Ante la posibilidad de unas hipotéticas terceras elecciones, pues, la llamada a la responsabilidad debe hacerse a todos los implicados en el proceso. No contando ninguna formación política con mayoría absoluta para gobernar, es necesario pactar. O, dicho de otra manera, es preciso ceder. Ni el más votado puede imponer su programa y su concreto candidato, ni los restantes grupos o coaliciones pueden exigir la totalidad de propuestas y el reparto de cargos. Es hora de buscar las coincidencias en vez de insistir en las diferencias y, a partir de ese punto, comenzar a construir un proyecto. Y es precisamente para llevar a cabo esa labor cuando todos deben ser generosos. Parece razonable que quienes han obtenido menor apoyo cedan en mayor medida, pero sin olvidar que ninguno de ellos cuenta con el suficiente respaldo ciudadano para gobernar por sí solos. Si quienes aspiran a ser auténticos hombres de Estado (todos, sin distinción) poseen un mínimo de sensatez, deberán desprenderse de su orgullo y su vanidad, ceder parte de sus intereses particulares y centrarse en  los intereses comunes. De lo contrario, ya pueden ir poniendo fecha a los próximos comicios.

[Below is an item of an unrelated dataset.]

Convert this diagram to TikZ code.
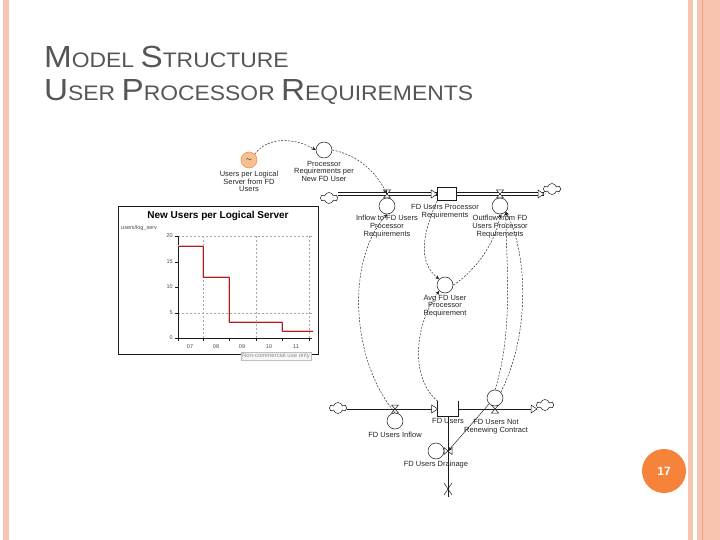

Una última matización sobre las denominadas “líneas rojas”. Nuestros políticos pueden negociar y debatir sobre multitud de asuntos, pero no sobre el cumplimiento de las normas. Podrán decidir cambiar una ley, pero deberán respetarla hasta que se modifique. Quizás acuerden reformar la Constitución, pero habrán de garantizar su cumplimiento mientras no se inicien los trámites para su revisión. Contrariamente a lo que se dice por ahí, ellos sí tienen líneas rojas, porque ni están por encima del ordenamiento jurídico ni pueden desvincularse del Estado de Derecho. Al menos, mientras España siga incluida en la órbita de países democráticos y constitucionalistas.